Monday, May 18, 2020

Fantasy Novella Review: The Orphans of Raspay by Lois McMaster Bujold


Note:  This book was acquired as an e-ARC provided by its publisher in advance of its physical release date.  I promise this will not affect my review.  

The Orphans of Raspay by Lois McMaster Bujold

The Orphans of Raspay is the 7th novella in Lois McMaster Bujold's "Penric & Desdemona" series, which is set in the same "World of the Five Gods" as some of her novels.  The series has always been one of the more fun but less essential parts of Bujold's oeuvre - with the series' appeal coming from the witty (internal) banter between main protagonist Penric and his demon Desdemona which the series combines with interesting interactions with Bujold's Five Gods.  At its best, the novellas can be really fun and creative (Penric's Mission, Mira's Last Dance), at their worst they're forgettable (The Prisoner of Limnos).
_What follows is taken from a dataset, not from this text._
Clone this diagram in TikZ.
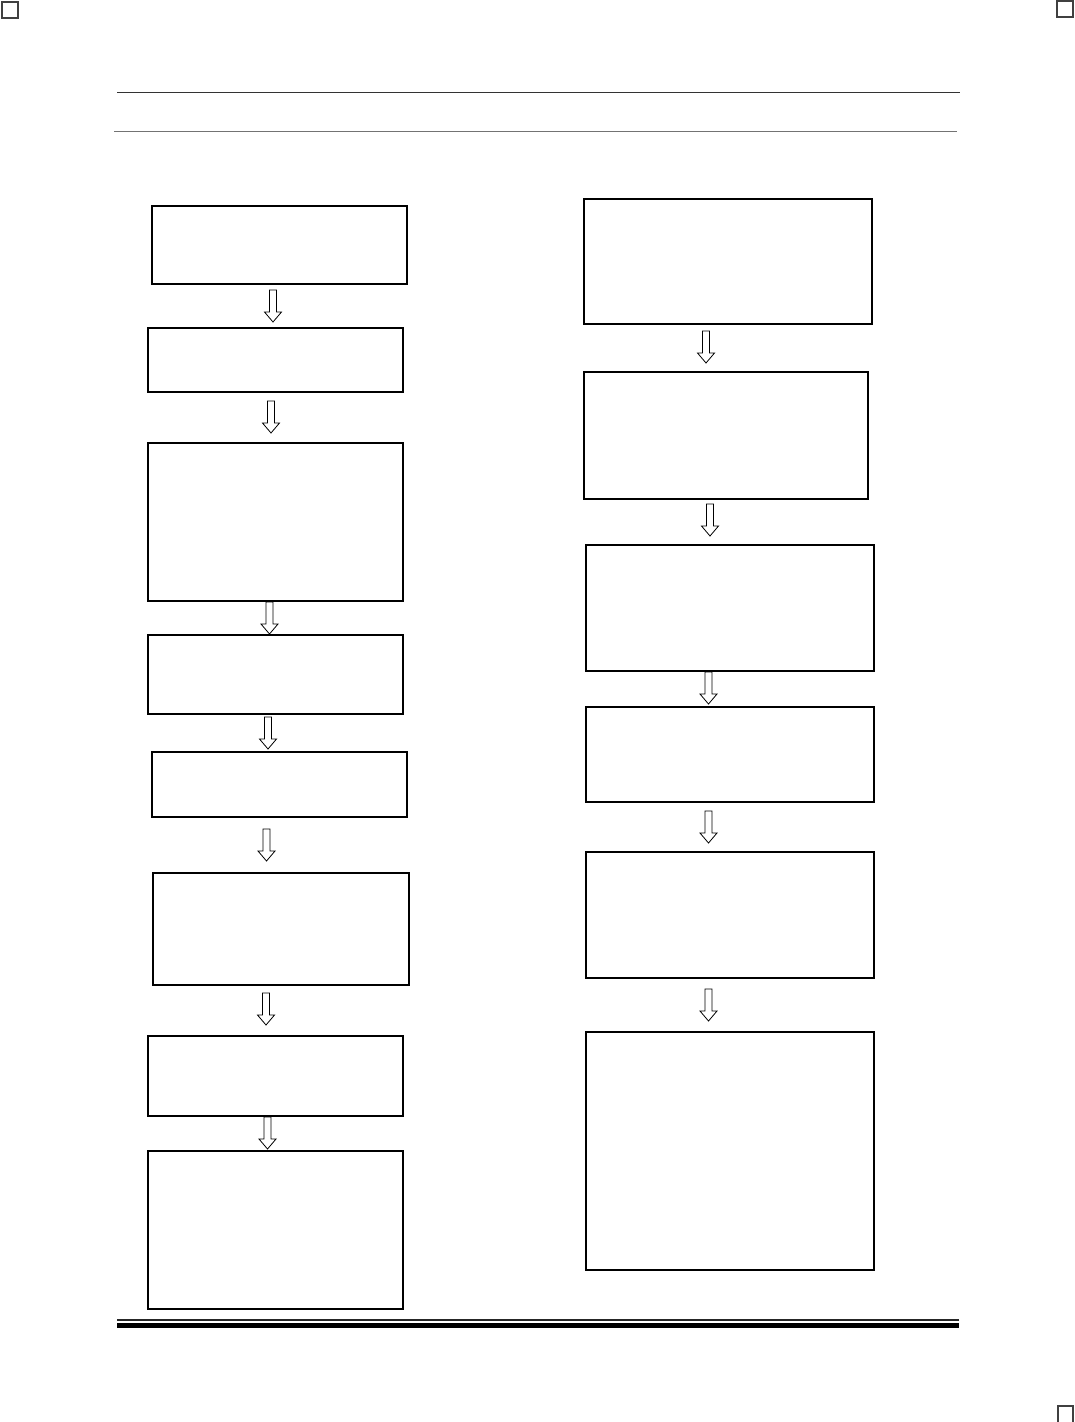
\documentclass[tikz,border=0pt]{standalone}
\usepackage{tikz}
\tikzset{
  box/.style={draw=black, line width=1.4pt, fill=white, inner sep=0pt, outer sep=0pt},
  harrow/.pic={\draw[line width=0.8pt, fill=white, line join=miter]
     (-3.5,0) -- (-3.5,22) -- (-8.5,22) -- (0,32) -- (8.5,22) -- (3.5,22) -- (3.5,0) -- cycle;},
  corner/.style={draw=black!75, line width=1.3pt}
}
\newcommand\mybox[5]{\node[box, minimum width={(#4-#2)*1pt}, minimum height={(#5-#3)*1pt}] (#1) at ({(#2+#4)/2},{(#3+#5)/2}) {};}
\begin{document}
\begin{tikzpicture}[x=1pt,y=-1pt]
\useasboundingbox (0,0) rectangle (1075,1422);
% corner marks
\draw[corner] (2,2) rectangle (18,18);
\draw[corner] (1057,1) rectangle (1073,17);
\draw[corner] (1058,1423) -- (1058,1406) -- (1073,1406) -- (1073,1423);
% header rules
\draw[black!80, line width=1pt] (117,92.3) -- (960,92.3);
\draw[black!55, line width=1.8pt] (114,131.5) -- (957,131.5);
% footer rules
\draw[black!85, line width=1.5pt] (117,1320) -- (959,1320);
\draw[black, line width=5pt] (117,1325.5) -- (959,1325.5);
% left column
\mybox{L1}{152}{206}{407}{284}
\mybox{L2}{148}{328}{403}{392}
\mybox{L3}{148}{443}{403}{601}
\mybox{L4}{148}{635}{403}{714}
\mybox{L5}{152}{752}{407}{817}
\mybox{L6}{153}{873}{409}{985}
\mybox{L7}{148}{1036}{403}{1116}
\mybox{L8}{148}{1151}{403}{1309}
% right column
\mybox{R1}{584}{199}{872}{324}
\mybox{R2}{584}{372}{868}{499}
\mybox{R3}{586}{545}{874}{671}
\mybox{R4}{586}{707}{874}{802}
\mybox{R5}{586}{852}{874}{978}
\mybox{R6}{586}{1032}{874}{1270}
% arrows left
\pic at (273,290) {harrow};
\pic at (271,401) {harrow};
\pic at (269.5,602) {harrow};
\pic at (268,717) {harrow};
\pic at (266.5,829) {harrow};
\pic at (266,993) {harrow};
\pic at (267.5,1117) {harrow};
% arrows right
\pic at (706,331) {harrow};
\pic at (710,504) {harrow};
\pic at (708.5,672) {harrow};
\pic at (708.5,811) {harrow};
\pic at (708.5,989) {harrow};
\end{tikzpicture}
\end{document}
So I'd wanted to check out the latest novella eventually when it came out last year (preferably in audiobook as I'd enjoyed most of this series) but didn't have the chance till it showed up on NetGalley.  And well, it's easily in the more forgettable of entries, alas, not really doing enough to justify its own existence - it's fine and never in bad taste, but it never adds anything we've never seen before or has any of the wittier moments that are in some of Bujold's best works - including this series.


Quick Plot Summary:  Penric and Desdemona are undercover on a ship coming home from a task from the Archdivine of Orbas, when Penric's ship is boarded by pirates.  Unfortunately, since sailors regularly think having a sorcerer on board is bad luck (and throw them overboard), he can't simply reveal his presence to try to escape.  Instead he finds himself taken prisoner alongside two orphan girls, with no one else to turn to for help.  Soon Penric finds himself determined to free not just himself, but the two orphan girls, who seem to have been placed in his path by the Bastard.  But to pull it off, he'll have to deal with not only pirates, but the fact that the only people who can help get him home are just as likely to throw him overboard if he reveals who he is......
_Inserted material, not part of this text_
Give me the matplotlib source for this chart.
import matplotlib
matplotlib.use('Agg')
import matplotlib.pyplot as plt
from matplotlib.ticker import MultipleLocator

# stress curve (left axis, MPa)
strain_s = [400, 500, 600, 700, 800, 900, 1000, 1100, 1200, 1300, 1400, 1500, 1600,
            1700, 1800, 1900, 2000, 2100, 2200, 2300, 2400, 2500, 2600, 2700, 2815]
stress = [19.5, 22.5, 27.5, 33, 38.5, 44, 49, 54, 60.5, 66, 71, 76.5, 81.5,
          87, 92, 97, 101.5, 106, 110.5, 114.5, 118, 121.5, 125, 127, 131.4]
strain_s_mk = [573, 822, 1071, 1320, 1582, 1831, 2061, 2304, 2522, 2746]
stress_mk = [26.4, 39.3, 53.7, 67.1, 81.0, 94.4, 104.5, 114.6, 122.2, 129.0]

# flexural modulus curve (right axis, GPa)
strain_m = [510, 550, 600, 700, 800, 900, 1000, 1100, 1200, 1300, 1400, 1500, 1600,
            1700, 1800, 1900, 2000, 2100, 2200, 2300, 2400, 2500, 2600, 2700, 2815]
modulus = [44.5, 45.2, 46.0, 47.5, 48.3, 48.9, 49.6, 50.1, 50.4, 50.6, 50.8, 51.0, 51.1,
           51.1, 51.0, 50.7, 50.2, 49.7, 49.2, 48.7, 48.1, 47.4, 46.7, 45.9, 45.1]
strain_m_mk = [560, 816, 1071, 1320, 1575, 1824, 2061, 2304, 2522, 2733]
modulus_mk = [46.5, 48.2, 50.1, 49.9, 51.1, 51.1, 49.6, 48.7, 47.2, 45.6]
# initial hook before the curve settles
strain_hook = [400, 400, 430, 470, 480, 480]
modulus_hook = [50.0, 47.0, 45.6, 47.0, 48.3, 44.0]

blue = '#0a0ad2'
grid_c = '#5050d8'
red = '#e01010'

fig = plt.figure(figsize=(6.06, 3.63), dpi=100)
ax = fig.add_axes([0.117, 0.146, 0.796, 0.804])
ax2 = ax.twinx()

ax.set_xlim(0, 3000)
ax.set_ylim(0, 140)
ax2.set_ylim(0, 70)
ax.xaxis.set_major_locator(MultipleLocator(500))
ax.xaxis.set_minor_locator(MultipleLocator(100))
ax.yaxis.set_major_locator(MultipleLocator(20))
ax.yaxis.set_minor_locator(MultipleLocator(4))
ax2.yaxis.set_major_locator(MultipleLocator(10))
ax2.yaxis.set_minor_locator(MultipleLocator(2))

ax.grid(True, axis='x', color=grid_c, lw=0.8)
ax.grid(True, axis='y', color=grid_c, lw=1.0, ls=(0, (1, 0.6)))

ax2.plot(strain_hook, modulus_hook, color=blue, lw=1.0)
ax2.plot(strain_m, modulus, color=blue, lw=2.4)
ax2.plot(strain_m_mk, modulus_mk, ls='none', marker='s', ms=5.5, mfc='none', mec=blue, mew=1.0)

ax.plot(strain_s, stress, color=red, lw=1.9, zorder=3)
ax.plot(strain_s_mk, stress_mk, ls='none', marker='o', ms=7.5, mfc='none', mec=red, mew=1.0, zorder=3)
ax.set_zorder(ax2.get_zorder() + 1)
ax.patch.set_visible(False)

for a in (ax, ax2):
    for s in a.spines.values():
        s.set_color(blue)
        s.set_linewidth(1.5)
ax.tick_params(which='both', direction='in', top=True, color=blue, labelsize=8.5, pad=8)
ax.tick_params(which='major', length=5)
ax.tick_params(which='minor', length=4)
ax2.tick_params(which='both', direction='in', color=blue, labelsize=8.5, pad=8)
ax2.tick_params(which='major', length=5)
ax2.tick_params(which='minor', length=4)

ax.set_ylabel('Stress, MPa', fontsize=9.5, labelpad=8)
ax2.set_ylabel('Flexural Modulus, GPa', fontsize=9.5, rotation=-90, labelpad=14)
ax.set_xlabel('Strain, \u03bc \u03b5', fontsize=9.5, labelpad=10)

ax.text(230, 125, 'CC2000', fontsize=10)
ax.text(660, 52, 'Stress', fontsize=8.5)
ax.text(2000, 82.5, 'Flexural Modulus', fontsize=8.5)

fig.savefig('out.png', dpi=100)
Thoughts: The best Penric & Desdemona novels feature us learning something new about Penric's powers, or Desdemona's past lives and generally feature witty banter between them as they try and use these to get out whatever situation Penric finds himself in.  The 2nd trilogy of novellas (Beginning with Penric's Mission and ending with The Prisoner of Limnos) also adds in a second main character in Nikys, whose interactions with Penric only improve upon these aspects of the story (and who is a fine character in her own right, though I didn't love what Bujold did with her in Prisoner).  And in a few of these stories we get direct interactions with the gods, which add more to this world.
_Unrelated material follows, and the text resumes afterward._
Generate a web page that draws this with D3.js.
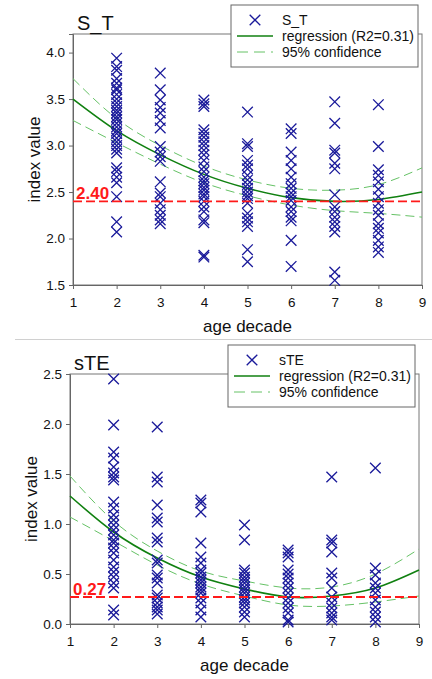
<!DOCTYPE html>
<html><head><meta charset="utf-8">
<script src="https://cdn.jsdelivr.net/npm/d3@7"></script>
<style>body{margin:0;background:#fff}svg{display:block}text{font-family:"Liberation Sans",Arial,sans-serif}</style>
</head><body>
<svg id="c" width="432" height="679"></svg>
<script>
// ---------- data ----------
const decades = [2, 3, 4, 5, 6, 7, 8];
const xTicks = [1, 2, 3, 4, 5, 6, 7, 8, 9];
const curveX = [1, 2, 3, 4, 5, 6, 7, 8, 9];

// S_T scatter values per decade
const stValues = [
  [3.94, 3.85, 3.81, 3.72, 3.67, 3.62, 3.60, 3.55, 3.50, 3.46, 3.42, 3.38, 3.35, 3.31, 3.28, 3.24, 3.20, 3.16, 3.13, 3.08, 3.04, 3.00, 2.96, 2.92, 2.76, 2.72, 2.66, 2.60, 2.45, 2.18, 2.07],
  [3.78, 3.60, 3.49, 3.41, 3.35, 3.27, 3.19, 2.99, 2.93, 2.88, 2.83, 2.61, 2.49, 2.45, 2.38, 2.31, 2.25, 2.20, 2.16],
  [3.49, 3.45, 3.42, 3.17, 3.13, 3.09, 3.04, 3.00, 2.95, 2.90, 2.84, 2.77, 2.72, 2.66, 2.62, 2.59, 2.55, 2.52, 2.48, 2.45, 2.40, 2.34, 2.29, 2.20, 2.17, 1.82, 1.80],
  [3.36, 3.02, 2.99, 2.84, 2.79, 2.75, 2.68, 2.63, 2.58, 2.54, 2.50, 2.46, 2.43, 2.38, 2.27, 2.22, 2.18, 2.13, 1.88, 1.75],
  [3.18, 3.13, 2.93, 2.84, 2.75, 2.66, 2.59, 2.54, 2.49, 2.45, 2.41, 2.34, 2.29, 2.23, 2.19, 1.98, 1.70],
  [3.47, 3.24, 2.95, 2.92, 2.81, 2.75, 2.47, 2.34, 2.29, 2.23, 2.18, 2.13, 2.07, 1.64, 1.55],
  [3.44, 2.99, 2.74, 2.68, 2.61, 2.53, 2.45, 2.38, 2.31, 2.25, 2.16, 2.11, 2.06, 1.98, 1.91, 1.85]
];
const stFit   = [3.50, 3.16, 2.90, 2.69, 2.54, 2.44, 2.40, 2.42, 2.50];
const stUpper = [3.72, 3.29, 3.00, 2.78, 2.63, 2.54, 2.52, 2.58, 2.76];
const stLower = [3.27, 3.03, 2.80, 2.60, 2.46, 2.36, 2.30, 2.27, 2.23];
const stTicksY = [1.5, 2.0, 2.5, 3.0, 3.5, 4.0];
const stThreshold = 2.40;

// sTE scatter values per decade
const steValues = [
  [2.45, 1.99, 1.72, 1.66, 1.57, 1.51, 1.47, 1.44, 1.22, 1.16, 1.09, 1.04, 0.99, 0.94, 0.89, 0.84, 0.81, 0.76, 0.71, 0.64, 0.57, 0.52, 0.47, 0.41, 0.36, 0.14, 0.09],
  [1.97, 1.47, 1.42, 1.19, 1.06, 1.02, 0.86, 0.82, 0.64, 0.61, 0.49, 0.46, 0.41, 0.29, 0.26, 0.21, 0.17, 0.14, 0.10],
  [1.24, 1.21, 1.12, 0.81, 0.67, 0.61, 0.54, 0.51, 0.47, 0.44, 0.41, 0.37, 0.34, 0.31, 0.26, 0.21, 0.14, 0.07],
  [0.99, 0.84, 0.54, 0.51, 0.47, 0.44, 0.41, 0.37, 0.34, 0.31, 0.27, 0.24, 0.21, 0.17, 0.12, 0.07],
  [0.74, 0.71, 0.67, 0.54, 0.50, 0.46, 0.41, 0.36, 0.31, 0.26, 0.21, 0.16, 0.11, 0.04, 0.02],
  [1.47, 0.84, 0.81, 0.72, 0.51, 0.46, 0.36, 0.27, 0.21, 0.16, 0.11, 0.07, 0.04],
  [1.56, 0.56, 0.49, 0.41, 0.36, 0.31, 0.24, 0.17, 0.12, 0.07, 0.02]
];
const steFit   = [1.28, 0.92, 0.66, 0.47, 0.35, 0.27, 0.28, 0.36, 0.54];
const steUpper = [1.48, 1.03, 0.73, 0.53, 0.43, 0.36, 0.37, 0.50, 0.75];
const steLower = [1.07, 0.83, 0.59, 0.40, 0.28, 0.19, 0.18, 0.22, 0.28];
const steTicksY = [0.0, 0.5, 1.0, 1.5, 2.0, 2.5];
const steThreshold = 0.27;

// ---------- drawing ----------
const svg = d3.select("#c");
const MARK = "#1a1a9a";
const FONT = "'Liberation Sans', Arial, sans-serif";

function panel(o) {
  const g = svg.append("g");
  const x = d3.scaleLinear().domain([1, 9]).range([o.left, o.right]);
  const y = d3.scaleLinear().domain(o.yDomain).range([o.bottom, o.top]);

  // frame
  g.append("rect").attr("x", o.left).attr("y", o.top)
    .attr("width", o.right - o.left).attr("height", o.bottom - o.top)
    .attr("fill", "none").attr("stroke", "#777").attr("stroke-width", 1);

  // axes
  const ya = g.append("g").attr("transform", `translate(${o.left},0)`)
    .call(d3.axisLeft(y).tickValues(o.yTicks).tickFormat(d3.format(".1f")).tickSize(4).tickPadding(4));
  const xa = g.append("g").attr("transform", `translate(0,${o.bottom})`)
    .call(d3.axisBottom(x).tickValues(xTicks).tickFormat(d3.format("d")).tickSize(4).tickPadding(8));
  [ya, xa].forEach(a => {
    a.select(".domain").attr("stroke", "#666");
    a.selectAll(".tick line").attr("stroke", "#666");
    a.selectAll("text").attr("font-size", 13.5).attr("fill", "#111").attr("font-family", FONT);
  });

  // curves
  const line = (vals) => d3.line().x((d, i) => x(curveX[i])).y(d => y(d)).curve(d3.curveNatural)(vals);
  g.append("path").attr("d", line(o.upper)).attr("fill", "none").attr("stroke", "#66c266")
    .attr("stroke-width", 1).attr("stroke-dasharray", "9,5");
  g.append("path").attr("d", line(o.lower)).attr("fill", "none").attr("stroke", "#66c266")
    .attr("stroke-width", 1).attr("stroke-dasharray", "9,5");
  g.append("path").attr("d", line(o.fit)).attr("fill", "none").attr("stroke", "#108010")
    .attr("stroke-width", 1.6);

  // points
  const pts = [];
  o.values.forEach((col, i) => col.forEach(v => pts.push([decades[i], v])));
  const s = 5.3;
  g.append("g").selectAll("path").data(pts).join("path")
    .attr("d", d => {
      const cx = x(d[0]), cy = y(d[1]);
      return `M${cx - s},${cy - s}L${cx + s},${cy + s}M${cx - s},${cy + s}L${cx + s},${cy - s}`;
    })
    .attr("stroke", MARK).attr("stroke-width", 1.3).attr("fill", "none");

  // threshold
  g.append("line").attr("x1", o.left).attr("x2", o.right)
    .attr("y1", y(o.threshold)).attr("y2", y(o.threshold))
    .attr("stroke", "#ff1a1a").attr("stroke-width", 1.8).attr("stroke-dasharray", "9,4");
  g.append("text").attr("x", o.left + 3).attr("y", y(o.threshold) - 2.5)
    .attr("fill", "#ff1a1a").attr("font-weight", "bold").attr("font-size", 17)
    .text(d3.format(".2f")(o.threshold));

  // titles
  g.append("text").attr("x", o.left + 4).attr("y", o.top - 4).attr("font-size", 20).attr("fill", "#111").text(o.title);
  g.append("text").attr("transform", `translate(${o.left - 33},${(o.top + o.bottom) / 2}) rotate(-90)`)
    .attr("text-anchor", "middle").attr("font-size", 17).attr("fill", "#111").text("index value");
  g.append("text").attr("x", (o.left + o.right) / 2).attr("y", o.bottom + 47)
    .attr("text-anchor", "middle").attr("font-size", 17).attr("fill", "#111").text("age decade");

  // legend
  const L = o.legend;
  const lg = g.append("g").attr("transform", `translate(${L.x},${L.y})`);
  lg.append("rect").attr("width", L.w).attr("height", 62).attr("fill", "#fff").attr("stroke", "#666");
  const mx = 24, my = 15;
  lg.append("path").attr("d", `M${mx - s},${my - s}L${mx + s},${my + s}M${mx - s},${my + s}L${mx + s},${my - s}`)
    .attr("stroke", MARK).attr("stroke-width", 1.3);
  lg.append("line").attr("x1", 6).attr("x2", 42).attr("y1", 31).attr("y2", 31).attr("stroke", "#108010").attr("stroke-width", 1.6);
  lg.append("line").attr("x1", 6).attr("x2", 42).attr("y1", 47).attr("y2", 47).attr("stroke", "#66c266").attr("stroke-width", 1).attr("stroke-dasharray", "11,6");
  [o.title, "regression (R2=0.31)", "95% confidence"].forEach((t, i) => {
    lg.append("text").attr("x", 51).attr("y", 20 + i * 16).attr("font-size", 14).attr("fill", "#111").text(t);
  });
}

panel({
  title: "S_T", left: 73, right: 422, top: 34, bottom: 285, yDomain: [1.5, 4.2], yTicks: stTicksY,
  values: stValues, fit: stFit, upper: stUpper, lower: stLower, threshold: stThreshold,
  legend: { x: 231, y: 5, w: 187 }
});

svg.append("line").attr("x1", 15).attr("x2", 432).attr("y1", 339.5).attr("y2", 339.5).attr("stroke", "#d0d0d0");

panel({
  title: "sTE", left: 70, right: 419, top: 374, bottom: 624, yDomain: [0, 2.5], yTicks: steTicksY,
  values: steValues, fit: steFit, upper: steUpper, lower: steLower, threshold: steThreshold,
  legend: { x: 228, y: 345, w: 187 }
});
</script>
</body></html>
The Orphans of Raspay has basically none of that whatsoever.  There's no funny dialogue between Penric and Desdemona, no real secondary characters (the eponymous orphans are basically mcguffins) nothing particularly interesting revealed about Penric's powers or Des' past, or even any direct new interactions with the gods.  It's....fine, and all of it makes sense - although the ending is very much a deus ex machina, even if it works - but there's nothing new here to make you go "oh, that's cool" and there's nothing funny here to make you laugh, and the attempt to pull at your heartstrings doesn't work too well because the orphans are so generic and without personality (their dead mother has more characterization, and again, she's never alive as part of the story).  The story feels like one of the adventures Penric has undoubtedly had off-page between prior novellas which weren't notable enough to write about.....so I'm not sure why this one was written. 

1 comment:

  1. Yeah, the series got off to a great start, but recent stories have been disappointing. I wonder what went wrong.